One family in 2011; two families in 2012 — and our yard isn’t that big.

A very early version of the birds who visited, befriended, and plagued Snoopy — this drawing, while faithful to Shultz’s work, was done by another artist.

Earlier this week I looked out, and it looked like the early “Peanuts” comic strip when Snoopy opened his dog house to a group of pigeon-like birds for their poker game.  The birds took advantage of Snoopy’s largesse, and nearly over-ran him.  (Woodstock was a product of that flock of birds, the last remaining vestige by Charles Shultz‘s death.)

At least they didn’t drink our beer and try to make off with the Picasso.

White-winged doves are really too big for any of our feeders -- but what are you going to tell a rampaging herd of them?  Photos by Ed Darrell - use encouraged with attribution.

White-winged doves are really too big for any of our feeders — but what are you going to tell a rampaging herd of them? Photos by Ed Darrell – use encouraged with attribution.

White-winged doves crowding at the bird feeders

Enough doves to frighten Alfred Hitchcock — Two of these birds is too many for either side of this feeding station. How many do you see here?

White winged doves jostle for position at the feeder.

Not enough room for all, and so they jostle and push each other off the feeders. See the display of the white stripe on the wings of one of our subjects here, from which the species gets its name.

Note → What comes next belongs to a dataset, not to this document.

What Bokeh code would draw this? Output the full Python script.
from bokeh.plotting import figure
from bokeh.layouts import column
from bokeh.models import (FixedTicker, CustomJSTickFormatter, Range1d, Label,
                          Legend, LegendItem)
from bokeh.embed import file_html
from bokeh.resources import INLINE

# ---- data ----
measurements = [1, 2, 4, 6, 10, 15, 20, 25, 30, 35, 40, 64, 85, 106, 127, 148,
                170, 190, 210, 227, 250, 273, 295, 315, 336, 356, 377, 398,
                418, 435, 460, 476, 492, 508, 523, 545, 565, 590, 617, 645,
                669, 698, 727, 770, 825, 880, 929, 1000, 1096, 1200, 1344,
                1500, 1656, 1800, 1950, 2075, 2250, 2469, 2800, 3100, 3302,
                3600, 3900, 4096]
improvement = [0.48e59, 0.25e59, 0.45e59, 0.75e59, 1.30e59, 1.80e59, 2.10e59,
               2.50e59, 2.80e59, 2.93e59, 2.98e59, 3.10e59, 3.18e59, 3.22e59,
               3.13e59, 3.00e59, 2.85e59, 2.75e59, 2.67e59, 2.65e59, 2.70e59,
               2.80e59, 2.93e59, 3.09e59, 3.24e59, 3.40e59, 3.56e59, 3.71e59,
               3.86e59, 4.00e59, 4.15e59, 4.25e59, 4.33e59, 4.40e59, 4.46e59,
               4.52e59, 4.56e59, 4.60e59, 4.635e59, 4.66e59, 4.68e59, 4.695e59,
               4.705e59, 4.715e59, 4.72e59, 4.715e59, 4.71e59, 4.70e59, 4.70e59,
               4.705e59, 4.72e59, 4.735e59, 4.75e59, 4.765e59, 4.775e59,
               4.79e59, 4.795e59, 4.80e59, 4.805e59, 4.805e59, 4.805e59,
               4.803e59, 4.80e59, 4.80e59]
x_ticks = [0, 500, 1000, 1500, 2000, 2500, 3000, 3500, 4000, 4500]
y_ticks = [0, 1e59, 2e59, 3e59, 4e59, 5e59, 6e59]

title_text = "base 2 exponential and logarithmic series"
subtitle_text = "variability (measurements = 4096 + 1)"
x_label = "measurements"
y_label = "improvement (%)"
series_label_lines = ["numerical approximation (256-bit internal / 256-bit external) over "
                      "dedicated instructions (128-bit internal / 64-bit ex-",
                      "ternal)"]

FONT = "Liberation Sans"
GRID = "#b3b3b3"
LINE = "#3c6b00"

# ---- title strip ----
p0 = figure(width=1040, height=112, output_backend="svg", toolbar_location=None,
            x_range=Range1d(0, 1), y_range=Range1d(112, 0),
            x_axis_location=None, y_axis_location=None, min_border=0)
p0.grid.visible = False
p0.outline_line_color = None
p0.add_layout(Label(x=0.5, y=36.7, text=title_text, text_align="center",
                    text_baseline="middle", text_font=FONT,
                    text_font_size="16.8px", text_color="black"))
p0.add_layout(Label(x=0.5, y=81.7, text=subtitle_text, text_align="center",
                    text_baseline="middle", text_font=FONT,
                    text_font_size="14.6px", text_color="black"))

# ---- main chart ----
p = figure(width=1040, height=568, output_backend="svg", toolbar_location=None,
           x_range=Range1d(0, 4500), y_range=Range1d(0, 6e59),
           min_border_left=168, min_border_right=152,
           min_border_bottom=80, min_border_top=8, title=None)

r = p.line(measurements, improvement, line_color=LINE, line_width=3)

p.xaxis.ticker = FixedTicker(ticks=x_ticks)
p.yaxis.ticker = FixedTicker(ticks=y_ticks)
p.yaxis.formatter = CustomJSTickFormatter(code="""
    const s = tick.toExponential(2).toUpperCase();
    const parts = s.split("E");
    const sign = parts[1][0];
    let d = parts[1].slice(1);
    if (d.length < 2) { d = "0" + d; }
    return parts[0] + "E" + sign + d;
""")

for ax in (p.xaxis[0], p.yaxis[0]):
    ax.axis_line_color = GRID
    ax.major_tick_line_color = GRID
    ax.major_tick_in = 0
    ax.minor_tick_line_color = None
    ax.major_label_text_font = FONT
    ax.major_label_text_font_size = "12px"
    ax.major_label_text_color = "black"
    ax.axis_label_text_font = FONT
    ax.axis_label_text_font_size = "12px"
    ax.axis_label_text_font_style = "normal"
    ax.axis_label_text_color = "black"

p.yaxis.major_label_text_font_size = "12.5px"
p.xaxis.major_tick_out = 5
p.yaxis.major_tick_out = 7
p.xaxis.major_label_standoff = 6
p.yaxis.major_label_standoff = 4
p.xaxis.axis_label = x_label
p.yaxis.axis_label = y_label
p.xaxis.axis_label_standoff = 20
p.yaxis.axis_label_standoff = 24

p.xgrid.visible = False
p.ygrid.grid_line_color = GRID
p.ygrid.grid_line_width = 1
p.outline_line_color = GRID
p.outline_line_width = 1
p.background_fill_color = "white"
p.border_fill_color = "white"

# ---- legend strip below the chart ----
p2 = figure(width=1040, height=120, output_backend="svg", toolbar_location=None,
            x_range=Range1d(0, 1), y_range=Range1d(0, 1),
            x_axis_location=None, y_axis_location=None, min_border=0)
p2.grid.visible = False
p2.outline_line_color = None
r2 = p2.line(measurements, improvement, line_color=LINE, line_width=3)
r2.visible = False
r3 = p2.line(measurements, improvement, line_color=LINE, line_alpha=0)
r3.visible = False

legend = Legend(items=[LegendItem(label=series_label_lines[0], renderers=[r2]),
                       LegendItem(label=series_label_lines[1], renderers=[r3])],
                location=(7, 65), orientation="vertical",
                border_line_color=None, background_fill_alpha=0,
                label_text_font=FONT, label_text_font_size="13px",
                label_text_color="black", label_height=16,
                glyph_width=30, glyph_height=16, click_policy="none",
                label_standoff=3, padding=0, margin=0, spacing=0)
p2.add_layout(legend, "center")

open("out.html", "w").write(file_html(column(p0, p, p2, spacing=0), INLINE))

Blue jays enforce the “too-long-or-too-many-at-the-feeder” rules here, but they can be distracted by peanuts put out by neighbors.  In any case, they were absent when we needed them.

We used to have mourning doves, but at some point in the last five years this bunch pushed them out.  We may be the only ones on the block who noticed.  (Yes, it’s “mourning” dove; Duncanville’s having misspelled it on “Morning Dove Lane” is their error.)


Mystery white dove

February 3, 2013

It was last April.  Kathryn’s garden near the patio needed some work, and of course there are all the plants in pots, including the orange tree (which has since been joined by a pomegranate).

Birds visit often — we hang three or four birdfeeders.  Cardinals, house finches, the Carolina wren and her family, and a lot of white-winged doves commonly hang around.

Of a sudden a flutter of wings — and there he was:

White dove

Where did this dove come from? For a few weeks in the spring, it haunted our yard.

We assumed it was male, but we have no way of knowing for sure.  At one point it seemed to make mating advances on some of the white-winged doves — but who knows.

The bird followed Kathryn around.  It ignored the feeders farther out in the yard, and concentrated on the feeders on the patio.  Then it would land on our patio table and watch.

Sometimes it splashed in the birdbaths.

White dove in the yard.

The bird appeared at ease around people. It would watch us work or play in the back yard.

Difficult to miss — the white was positively glowing.  When it flew in, it’s path suggested it came from a house up the alley a ways.  Was it a refugee from some cote, an escapee?  Or was it a trained bird just out for exercise?

A few times it arrived in the morning, and hung around for an hour or two.    Its usual pattern was to arrive in the early evening, grab a few seeds, do a lot of watching, and disappear.

With its color, we feared it would be a target for hawks.

White dove ron the roof.

Where it flew to roost, we couldn’t determine.

One day it flew off, and didn’t return.

The mystery dove.  Where did it come from, was it tame?  Why was it here?  Where did it go?